Adomah’s journey ‘home’ – the lowdown on QPR’s new signing

QPR are getting a seasoned Championship performer in Albert Adomah, who has joined the club on a two-year contract.

If Fifa 21 is a barometer, he’s still got plenty left to offer and what you get with Adomah is a player with pace, even at 32, but one who frequently needs a mental gee-up.


Dribbling gets a high score, but for those about to ‘buy’ him on the game, you won’t get a defender or somebody likely to get stuck into a tackle. He’s dispute that.

Adomah, a Rangers fan, started out with Chiswick-based amateur side Old Meadonians as a teenager – a spin-off team from Chiswick Grammar School, who play at Dukes Meadows, as their name implies.

From there, Adomah played semi-pro for Isthmian League Premier Division club Harrow Borough and at the same time was working towards an industrial painting qualification.



If Adomah had been no good with a ball at his feet he would have ended up with a paint brush in his hand.

He was studying for a Level 2 NVQ Diploma in Decorative Finishing and Industrial Painting as a part-timer with Harrow Borough 12 years ago.

So, if that South Africa Rd stand needs a touch up…

His ‘transfer fee’ from Harrow to Barnet – then a League Two side in 2008 – was a pre-season friendly between Bees and Borough with the latter pocketing the gate receipts.

At Barnet, famous football commentator John Motson sponsored him. We wonder if Adomah got a sheepskin coat out of it?

The fee when he moved to Middlesbrough in 2013 was around £1m.

Albert Danquah Adomah to give him his full name, has a a Ghanaian and a British passport.

He made his international debut for Ghana as a substitute in their 1–0 defeat against Brazil on 5 September 2011 at Fulham’s Craven Cottage.

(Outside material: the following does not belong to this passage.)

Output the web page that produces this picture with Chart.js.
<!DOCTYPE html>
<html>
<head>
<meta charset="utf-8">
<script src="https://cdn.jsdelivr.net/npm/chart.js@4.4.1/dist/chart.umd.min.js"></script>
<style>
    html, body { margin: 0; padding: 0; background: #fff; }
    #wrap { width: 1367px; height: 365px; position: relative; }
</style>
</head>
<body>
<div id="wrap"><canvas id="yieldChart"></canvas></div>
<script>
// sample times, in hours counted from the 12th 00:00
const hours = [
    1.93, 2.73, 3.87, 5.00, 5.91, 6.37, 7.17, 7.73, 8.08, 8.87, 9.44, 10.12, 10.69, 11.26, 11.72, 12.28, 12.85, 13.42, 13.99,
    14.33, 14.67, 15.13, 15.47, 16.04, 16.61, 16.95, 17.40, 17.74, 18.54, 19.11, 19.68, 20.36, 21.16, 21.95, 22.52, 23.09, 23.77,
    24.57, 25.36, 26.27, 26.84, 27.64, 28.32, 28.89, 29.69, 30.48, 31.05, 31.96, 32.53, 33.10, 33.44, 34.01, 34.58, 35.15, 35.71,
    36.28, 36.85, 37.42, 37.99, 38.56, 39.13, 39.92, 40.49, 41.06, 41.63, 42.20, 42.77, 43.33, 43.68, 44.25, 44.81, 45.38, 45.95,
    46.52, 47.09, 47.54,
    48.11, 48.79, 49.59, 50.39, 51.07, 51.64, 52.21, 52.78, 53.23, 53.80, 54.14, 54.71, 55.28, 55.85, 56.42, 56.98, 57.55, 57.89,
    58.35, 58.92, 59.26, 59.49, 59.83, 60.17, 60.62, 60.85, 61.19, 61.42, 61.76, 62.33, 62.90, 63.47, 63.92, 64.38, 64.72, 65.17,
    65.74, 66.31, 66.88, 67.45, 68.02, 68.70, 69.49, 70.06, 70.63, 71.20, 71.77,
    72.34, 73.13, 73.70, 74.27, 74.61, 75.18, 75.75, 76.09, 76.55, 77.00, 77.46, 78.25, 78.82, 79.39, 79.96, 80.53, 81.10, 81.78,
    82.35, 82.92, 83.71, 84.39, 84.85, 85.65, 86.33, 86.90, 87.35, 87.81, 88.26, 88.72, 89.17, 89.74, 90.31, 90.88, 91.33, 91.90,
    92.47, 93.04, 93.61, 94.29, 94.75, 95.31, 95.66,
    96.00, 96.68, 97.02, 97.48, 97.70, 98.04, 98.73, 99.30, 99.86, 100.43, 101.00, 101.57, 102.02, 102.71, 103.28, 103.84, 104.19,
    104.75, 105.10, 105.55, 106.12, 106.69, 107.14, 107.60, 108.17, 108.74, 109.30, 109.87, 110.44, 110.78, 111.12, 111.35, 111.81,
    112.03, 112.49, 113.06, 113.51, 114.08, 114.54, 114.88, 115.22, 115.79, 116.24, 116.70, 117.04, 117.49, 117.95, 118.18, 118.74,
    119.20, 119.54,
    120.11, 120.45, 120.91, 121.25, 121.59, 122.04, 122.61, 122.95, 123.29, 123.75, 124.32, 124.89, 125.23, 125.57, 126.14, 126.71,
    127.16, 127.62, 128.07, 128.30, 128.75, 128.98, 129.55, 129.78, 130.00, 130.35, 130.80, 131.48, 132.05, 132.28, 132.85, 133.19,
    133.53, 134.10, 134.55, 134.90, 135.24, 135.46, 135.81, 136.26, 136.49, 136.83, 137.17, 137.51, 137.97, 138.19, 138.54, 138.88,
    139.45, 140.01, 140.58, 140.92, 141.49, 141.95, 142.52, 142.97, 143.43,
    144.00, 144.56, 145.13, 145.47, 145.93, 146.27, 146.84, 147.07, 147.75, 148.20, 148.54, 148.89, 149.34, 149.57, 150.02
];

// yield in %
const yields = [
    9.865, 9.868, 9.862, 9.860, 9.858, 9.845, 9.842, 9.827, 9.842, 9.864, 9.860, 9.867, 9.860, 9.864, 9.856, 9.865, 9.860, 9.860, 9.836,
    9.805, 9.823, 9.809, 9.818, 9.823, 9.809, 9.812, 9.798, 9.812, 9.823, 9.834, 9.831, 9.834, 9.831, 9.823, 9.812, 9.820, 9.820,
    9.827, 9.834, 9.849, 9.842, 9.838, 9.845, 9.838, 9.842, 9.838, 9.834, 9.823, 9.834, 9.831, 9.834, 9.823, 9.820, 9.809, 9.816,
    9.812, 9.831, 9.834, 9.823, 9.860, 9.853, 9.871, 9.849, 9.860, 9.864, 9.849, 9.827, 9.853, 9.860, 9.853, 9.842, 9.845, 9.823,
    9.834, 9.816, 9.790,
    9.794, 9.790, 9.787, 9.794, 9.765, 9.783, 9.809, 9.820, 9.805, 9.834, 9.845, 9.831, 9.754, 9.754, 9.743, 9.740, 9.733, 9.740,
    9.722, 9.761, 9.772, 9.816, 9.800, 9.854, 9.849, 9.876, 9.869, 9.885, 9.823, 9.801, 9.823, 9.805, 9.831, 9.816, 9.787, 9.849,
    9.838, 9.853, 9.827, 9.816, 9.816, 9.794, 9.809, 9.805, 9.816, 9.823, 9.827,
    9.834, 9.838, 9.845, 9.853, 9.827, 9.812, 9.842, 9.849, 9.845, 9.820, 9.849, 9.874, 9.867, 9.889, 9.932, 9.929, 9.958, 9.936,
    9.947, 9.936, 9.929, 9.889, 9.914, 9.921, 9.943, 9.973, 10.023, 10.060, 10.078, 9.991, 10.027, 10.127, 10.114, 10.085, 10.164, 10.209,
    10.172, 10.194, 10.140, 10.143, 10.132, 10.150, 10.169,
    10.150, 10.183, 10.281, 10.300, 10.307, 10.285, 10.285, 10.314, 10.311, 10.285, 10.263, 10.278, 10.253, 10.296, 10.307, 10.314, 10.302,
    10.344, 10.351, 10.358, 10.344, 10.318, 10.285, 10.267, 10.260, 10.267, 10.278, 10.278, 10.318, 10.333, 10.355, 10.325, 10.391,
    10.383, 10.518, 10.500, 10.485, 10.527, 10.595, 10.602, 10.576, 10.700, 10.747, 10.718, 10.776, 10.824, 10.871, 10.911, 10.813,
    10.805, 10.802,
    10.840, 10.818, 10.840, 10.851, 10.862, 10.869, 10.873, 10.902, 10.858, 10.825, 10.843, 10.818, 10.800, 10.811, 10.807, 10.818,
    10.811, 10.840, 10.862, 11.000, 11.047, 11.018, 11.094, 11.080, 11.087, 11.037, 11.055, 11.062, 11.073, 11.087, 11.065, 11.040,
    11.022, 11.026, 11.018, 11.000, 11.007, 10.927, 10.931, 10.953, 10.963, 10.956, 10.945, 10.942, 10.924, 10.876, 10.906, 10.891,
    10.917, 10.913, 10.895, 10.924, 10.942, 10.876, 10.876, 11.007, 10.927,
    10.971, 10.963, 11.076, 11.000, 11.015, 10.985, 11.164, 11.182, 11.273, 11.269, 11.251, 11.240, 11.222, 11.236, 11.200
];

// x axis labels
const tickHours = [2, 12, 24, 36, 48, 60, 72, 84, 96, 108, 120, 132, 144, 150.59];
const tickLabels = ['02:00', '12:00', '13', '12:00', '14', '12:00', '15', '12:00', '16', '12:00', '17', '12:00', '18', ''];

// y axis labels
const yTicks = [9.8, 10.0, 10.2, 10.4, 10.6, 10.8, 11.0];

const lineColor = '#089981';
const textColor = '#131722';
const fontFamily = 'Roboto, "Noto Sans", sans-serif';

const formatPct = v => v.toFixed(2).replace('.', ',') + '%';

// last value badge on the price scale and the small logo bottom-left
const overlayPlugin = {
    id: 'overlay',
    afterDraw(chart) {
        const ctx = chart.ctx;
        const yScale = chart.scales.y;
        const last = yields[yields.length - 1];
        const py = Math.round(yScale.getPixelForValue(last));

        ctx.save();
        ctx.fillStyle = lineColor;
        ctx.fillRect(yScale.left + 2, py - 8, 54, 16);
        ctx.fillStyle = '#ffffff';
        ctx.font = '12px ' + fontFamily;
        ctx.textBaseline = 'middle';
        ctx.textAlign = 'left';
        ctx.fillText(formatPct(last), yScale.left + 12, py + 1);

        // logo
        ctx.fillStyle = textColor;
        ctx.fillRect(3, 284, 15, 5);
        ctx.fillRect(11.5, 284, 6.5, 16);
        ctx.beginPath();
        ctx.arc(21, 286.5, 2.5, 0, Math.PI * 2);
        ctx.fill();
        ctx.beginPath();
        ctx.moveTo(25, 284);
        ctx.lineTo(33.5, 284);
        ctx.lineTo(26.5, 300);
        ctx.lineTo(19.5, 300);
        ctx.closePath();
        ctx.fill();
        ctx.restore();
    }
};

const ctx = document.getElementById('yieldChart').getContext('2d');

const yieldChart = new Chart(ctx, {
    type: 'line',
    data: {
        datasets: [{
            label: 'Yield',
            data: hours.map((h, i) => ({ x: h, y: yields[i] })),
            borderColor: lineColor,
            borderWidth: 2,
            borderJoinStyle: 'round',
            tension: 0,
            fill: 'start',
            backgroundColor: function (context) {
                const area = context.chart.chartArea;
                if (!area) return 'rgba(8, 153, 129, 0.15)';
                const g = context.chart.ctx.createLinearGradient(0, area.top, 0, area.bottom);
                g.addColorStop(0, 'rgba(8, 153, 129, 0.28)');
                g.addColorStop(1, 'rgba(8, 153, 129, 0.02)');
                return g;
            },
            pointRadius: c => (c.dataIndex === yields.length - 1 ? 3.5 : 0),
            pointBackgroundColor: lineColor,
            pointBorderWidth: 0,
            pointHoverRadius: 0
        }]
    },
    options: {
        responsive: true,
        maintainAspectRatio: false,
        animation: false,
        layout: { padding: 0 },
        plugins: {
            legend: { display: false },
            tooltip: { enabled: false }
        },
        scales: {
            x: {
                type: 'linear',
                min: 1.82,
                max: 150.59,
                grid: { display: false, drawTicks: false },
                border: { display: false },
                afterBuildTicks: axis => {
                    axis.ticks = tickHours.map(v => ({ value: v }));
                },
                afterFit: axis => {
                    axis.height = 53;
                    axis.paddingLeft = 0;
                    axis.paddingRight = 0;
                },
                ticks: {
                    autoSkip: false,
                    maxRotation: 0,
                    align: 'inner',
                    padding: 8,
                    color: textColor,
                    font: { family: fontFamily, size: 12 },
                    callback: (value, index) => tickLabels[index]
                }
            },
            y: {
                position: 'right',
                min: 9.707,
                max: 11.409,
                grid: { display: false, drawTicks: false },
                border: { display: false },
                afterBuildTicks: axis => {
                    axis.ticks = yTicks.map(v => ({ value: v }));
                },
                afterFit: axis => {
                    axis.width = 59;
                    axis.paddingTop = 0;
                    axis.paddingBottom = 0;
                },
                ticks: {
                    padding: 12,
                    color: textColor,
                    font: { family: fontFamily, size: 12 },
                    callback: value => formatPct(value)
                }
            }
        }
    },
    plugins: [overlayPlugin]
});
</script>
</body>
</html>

Adomah has previously bemoaned QPR’s failure to sign him, saying: “Ask the scouts. I’m a local boy and played on the Astroturf pitch next door.”

Rangers did express an interest in him while he was at Middlesbrough, in January 2016, as part of a proposed swap deal involving Matt Phillips, but it came to nothing.

Speaking after scoring twice against them at Loftus Road for Aston Villa in 2017, he said: “I’m a QPR fan. That’s why I didn’t really want to jump for joy when I scored.

“QPR are a very strong team – obviously I know that because I follow them.

“The majority of my friends, especially the local ones, support QPR.”